Did He Say That ?

“Hands up, don’t shoot!”
Those words, rose to the public consciousness following the August 2014 shooting of Michael Brown by police officer Darren Wilson in Ferguson, Missouri.
As noted in Politico on 12/14/15, this phrase subsequently took off, becoming a rallying cry for protesters and others trying to draw attention to the death of Brown and other African Americans at the hands of police officers.
In November 2014, some members of the St. Louis Rams ran out on the field during pregame introductions with their hands raised above their heads, an action repeated by four members of the Congressional Black Caucus on the House floor in December 2014.
One problem here: He never did that or said that! (According to Eric Holder’s DOJ report released in Mar., 2015, Brown never surrendered with his hands up, and Wilson was justified in shooting Brown.)
How do these things that never actually happened get wings and then take off?

Fast forward to an unrelated conversation that I had with a liberal friend who accused President Trump of a “racist” reaction to the 2017 tragedy in Charlottesville, Virginia, where a white nationalist plowed his car into a crowd, killing one and injuring several others.
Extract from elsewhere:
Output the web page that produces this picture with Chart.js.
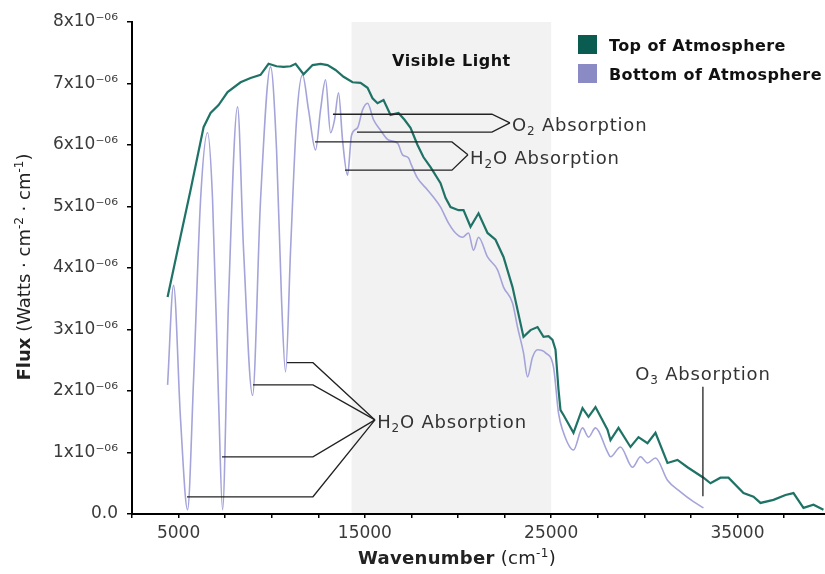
<!DOCTYPE html>
<html><head><meta charset="utf-8">
<script src="https://cdn.jsdelivr.net/npm/chart.js@4.4.0/dist/chart.umd.min.js"></script>
<style>html,body{margin:0;padding:0;background:#fff}#wrap{width:825px;height:574px}</style>
</head><body><div id="wrap"><canvas id="c" width="825" height="574"></canvas></div>
<script>
// ---- data (flux in units of 1e-6 W·cm^-2·cm^-1) ----
const topWavenumber = [4410,4946,5644,6342,6717,7147,7630,8328,8865,9401,9830,10260,10635,11011,11280,11709,12192,12621,12997,13426,13856,14339,14768,15144,15412,15680,16002,16378,16807,17129,17451,17827,18149,18525,19062,19330,19598,20027,20296,20672,21101,21584,22013,22443,22926,23194,23516,23892,24268,24590,24859,25073,25234,25395,25502,25663,26199,26683,27005,27380,28024,28185,28615,29259,29688,30171,30600,31244,31781,32318,33177,33553,34090,34519,35324,35861,36237,36935,37579,38008,38545,39082,39618];
const topFlux = [3.53,4.29,5.27,6.29,6.52,6.65,6.86,7.02,7.09,7.14,7.32,7.28,7.27,7.28,7.32,7.15,7.30,7.32,7.30,7.22,7.11,7.02,7.01,6.93,6.76,6.68,6.73,6.49,6.52,6.41,6.28,6.00,5.80,5.64,5.38,5.14,4.99,4.94,4.94,4.67,4.89,4.57,4.46,4.18,3.69,3.32,2.88,2.99,3.04,2.88,2.89,2.83,2.67,2.02,1.69,1.61,1.32,1.72,1.58,1.74,1.37,1.20,1.40,1.09,1.25,1.15,1.32,0.83,0.88,0.76,0.59,0.50,0.59,0.59,0.34,0.28,0.18,0.23,0.31,0.34,0.10,0.15,0.07];
const bottomWavenumber = [4410,4732,5107,5483,5805,6181,6556,6825,7147,7361,7683,8166,8489,8972,9401,9938,10260,10528,10743,11011,11333,11655,11977,12353,12621,12889,13158,13372,13587,13802,14070,14285,14607,14875,15144,15466,15841,16271,16754,17022,17344,17451,17827,18364,18686,19062,19491,19867,20242,20564,20832,21101,21584,22121,22443,22926,23194,23516,23731,23999,24268,24697,25126,25395,25609,26199,26683,27005,27380,28024,28185,28722,29366,29795,30171,30600,31244,31942,32640,33177];
const bottomFlux = [2.10,3.72,1.53,0.07,2.18,5.11,6.20,5.11,1.85,0.07,3.48,6.62,4.29,1.93,5.11,7.27,5.92,3.48,2.31,4.29,6.41,7.14,6.57,5.92,6.57,7.06,6.20,6.41,6.85,6.08,5.51,6.16,6.28,6.57,6.68,6.41,6.24,6.08,6.03,5.84,5.79,5.71,5.46,5.27,5.15,4.99,4.73,4.57,4.50,4.57,4.29,4.50,4.18,3.97,3.69,3.43,3.04,2.62,2.23,2.55,2.67,2.62,2.39,1.64,1.37,1.04,1.40,1.25,1.40,1.01,0.93,1.09,0.76,0.93,0.83,0.91,0.55,0.36,0.20,0.10];
const seriesNames = ['Top of Atmosphere','Bottom of Atmosphere'];
const xTickLabels = [5000,15000,25000,35000];
const yTickValues = [0,1,2,3,4,5,6,7,8];
const visibleRange = [14286,25000];

// ---- styling / annotation config ----
const FONT = '"DejaVu Sans", "Liberation Sans", sans-serif';
const TEAL = '#1f7366', LAV = '#a4a4da';
const annotations = {
  leaders: [
    [[13288,6.50],[21821,6.50],[22787,6.36]],
    [[14576,6.21],[21821,6.21],[22787,6.36]],
    [[12322,6.05],[19674,6.05],[20533,5.84]],
    [[13932,5.59],[19674,5.59],[20533,5.84]],
    [[10819,2.46],[12214,2.46],[15542,1.53]],
    [[8994,2.10],[12214,2.10],[15542,1.53]],
    [[7330,0.93],[12214,0.93],[15542,1.53]],
    [[5452,0.28],[12214,0.28],[15542,1.53]],
    [[33146,2.07],[33146,0.29]]
  ],
  labels: [
    {x:22900, y:6.34, align:'left', segs:[{t:'O'},{t:'2',sub:true},{t:' Absorption'}]},
    {x:20650, y:5.80, align:'left', segs:[{t:'H'},{t:'2',sub:true},{t:'O Absorption'}]},
    {x:15660, y:1.51, align:'left', segs:[{t:'H'},{t:'2',sub:true},{t:'O Absorption'}]},
    {x:33146, y:2.28, align:'center', segs:[{t:'O'},{t:'3',sub:true},{t:' Absorption'}]}
  ]
};

function segFont(s, size, bold){
  const sz = (s.sub||s.sup) ? Math.round(size*0.68) : size;
  return ((s.b||bold)?'bold ':'') + sz + 'px ' + FONT;
}
function drawRich(ctx, segs, x, cy, size, align, color, bold, spacing){
  ctx.save();
  ctx.fillStyle = color; ctx.textBaseline = 'alphabetic'; ctx.textAlign='left';
  ctx.letterSpacing = (spacing||0) + 'px';
  const w = segs.map(s=>{ctx.font=segFont(s,size,bold);return ctx.measureText(s.t).width;});
  const total = w.reduce((a,b)=>a+b,0);
  let cx = align==='center' ? x-total/2 : align==='right' ? x-total : x;
  const base = cy + size*0.36;
  segs.forEach((s,i)=>{
    ctx.font = segFont(s,size,bold);
    let yy = base;
    if (s.sub) yy = base + size*0.22;
    if (s.sup) yy = base - size*0.42;
    ctx.fillText(s.t, cx, yy);
    cx += w[i];
  });
  ctx.restore();
}

const decor = {
  id:'decor',
  beforeDatasetsDraw(chart){
    const {ctx, chartArea:a, scales:{x}} = chart;
    ctx.save();
    ctx.fillStyle = '#f2f2f2';
    const x0 = x.getPixelForValue(visibleRange[0]), x1 = x.getPixelForValue(visibleRange[1]);
    ctx.fillRect(x0, a.top, x1-x0, a.bottom-a.top-1);
    ctx.restore();
    drawRich(ctx, [{t:'Visible Light'}], (x0+x1)/2, 60, 16, 'center', '#111', true, 0.5);
  },
  afterDatasetsDraw(chart){
    const {ctx, scales:{x,y}} = chart;
    ctx.save();
    ctx.strokeStyle = '#222'; ctx.lineWidth = 1.3;
    annotations.leaders.forEach(pts=>{
      ctx.beginPath();
      pts.forEach((p,i)=>{
        const px = x.getPixelForValue(p[0]), py = y.getPixelForValue(p[1]);
        i ? ctx.lineTo(px,py) : ctx.moveTo(px,py);
      });
      ctx.stroke();
    });
    ctx.restore();
    annotations.labels.forEach(l=>{
      drawRich(ctx, l.segs, x.getPixelForValue(l.x), y.getPixelForValue(l.y), 18, l.align, '#333', false, 0.8);
    });
  },
  afterDraw(chart){
    const {ctx} = chart;
    const items = [[seriesNames[0],'#0b5c50'],[seriesNames[1],'#8a8ac4']];
    items.forEach((it,i)=>{
      ctx.fillStyle = it[1];
      ctx.fillRect(578, 35+i*29, 19, 19);
      drawRich(ctx, [{t:it[0]}], 609, 45+i*29, 16, 'left', '#111', true, 0.4);
    });
    drawRich(ctx, [{t:'Wavenumber',b:true},{t:' (cm'},{t:'-1',sup:true},{t:')'}], 457, 558, 18, 'center', '#222', false, 0.3);
    ctx.save();
    ctx.translate(24, 267); ctx.rotate(-Math.PI/2);
    drawRich(ctx, [{t:'Flux',b:true},{t:' (Watts · cm'},{t:'-2',sup:true},{t:' · cm'},{t:'-1',sup:true},{t:')'}], 0, 0, 18, 'center', '#222', false, 0);
    ctx.restore();
  }
};

const sup = {'0':'⁰','1':'¹','2':'²','3':'³','4':'⁴','5':'⁵','6':'⁶','7':'⁷','8':'⁸','9':'⁹','-':'⁻'};
const toSup = s => s.split('').map(c=>sup[c]||c).join('');

new Chart(document.getElementById('c'), {
  type:'line',
  data:{datasets:[
    {label:seriesNames[0], data: topWavenumber.map((v,i)=>({x:v,y:topFlux[i]})), borderColor:TEAL, borderWidth:2.2, pointRadius:0, tension:0, fill:false},
    {label:seriesNames[1], data: bottomWavenumber.map((v,i)=>({x:v,y:bottomFlux[i]})), borderColor:LAV, borderWidth:1.6, pointRadius:0, cubicInterpolationMode:'monotone', fill:false}
  ]},
  options:{
    responsive:false, animation:false, devicePixelRatio:1,
    layout:{padding:{top:22,right:0,bottom:0,left:0}},
    plugins:{legend:{display:false}, tooltip:{enabled:false}},
    scales:{
      x:{type:'linear', min:2500, max:39700,
        afterBuildTicks:s=>{const t=[];for(let v=2500;v<=37500;v+=2500)t.push({value:v});s.ticks=t;},
        afterFit:s=>{s.height=60;},
        ticks:{autoSkip:false, maxRotation:0, padding:5, color:'#3a3a3a', font:{family:FONT,size:17},
          callback:v=> xTickLabels.includes(v) ? String(v) : ''},
        grid:{drawOnChartArea:false, drawTicks:true, tickLength:4, color:'#000', lineWidth:1.5},
        border:{display:true, color:'#000', width:2}
      },
      y:{min:0, max:8,
        afterBuildTicks:s=>{s.ticks=yTickValues.map(v=>({value:v}));},
        afterFit:s=>{s.width=132;},
        ticks:{padding:9, color:'#3a3a3a', font:{family:FONT,size:17},
          callback:v=> v===0 ? '0.0' : v+'x10'+toSup('-06')},
        grid:{drawOnChartArea:false, drawTicks:true, tickLength:5, color:'#000', lineWidth:1.5},
        border:{display:true, color:'#000', width:2}
      }
    }
  },
  plugins:[decor]
});
</script></body></html>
She insisted that Trump downplayed the horror of the Charlottesville tragedy by stating there were “good white nationalists and bad white nationalists” or “good neo-Nazis and bad neo-Nazis”.
Now at that time I was unfamiliar with what President Trump actually said, but this did not sound like the Donald Trump that I was familiar with. In fact, after looking in to it, it turns out there was one major problem here: He never said that! How do these things that never actually happened get wings and then take off?

Similarly, just recently Chicago Mayor Rahm Emanuel referred to Trump’s Charlottesville response to blame him for the Jussie Smollett hoax. “This is a President who drew a moral equivalency between people who are trying to perpetuate bigotry and those who are trying to fight bigotry. … When you go back to Virginia, this is a person who said, and I quote, ‘There are good people on both sides!’”
One problem here: President Trump did not say that. How do these things that never actually happened get wings and then take off?

In his widely misquoted press conference three days after Charlottesville, Trump said there were “very fine people” on “both sides” of the issue of whether it is appropriate to display Confederate monuments in public.
Here is what Trump said: “Excuse me, they didn’t put themselves down as neo-Nazis, and you had some very bad people in that group. But you also had people that were very fine people on both sides. You had people in that group — excuse me, excuse me. I saw the same pictures as you did. You had people in that group that were there to protest the taking down of, to them, a very, very important statue and the renaming of a park from Robert E. Lee to another name.”
In case there was any doubt, Trump, in response to another question, said, “I’m not talking about the neo-Nazis and the white nationalists, because they should be condemned totally.”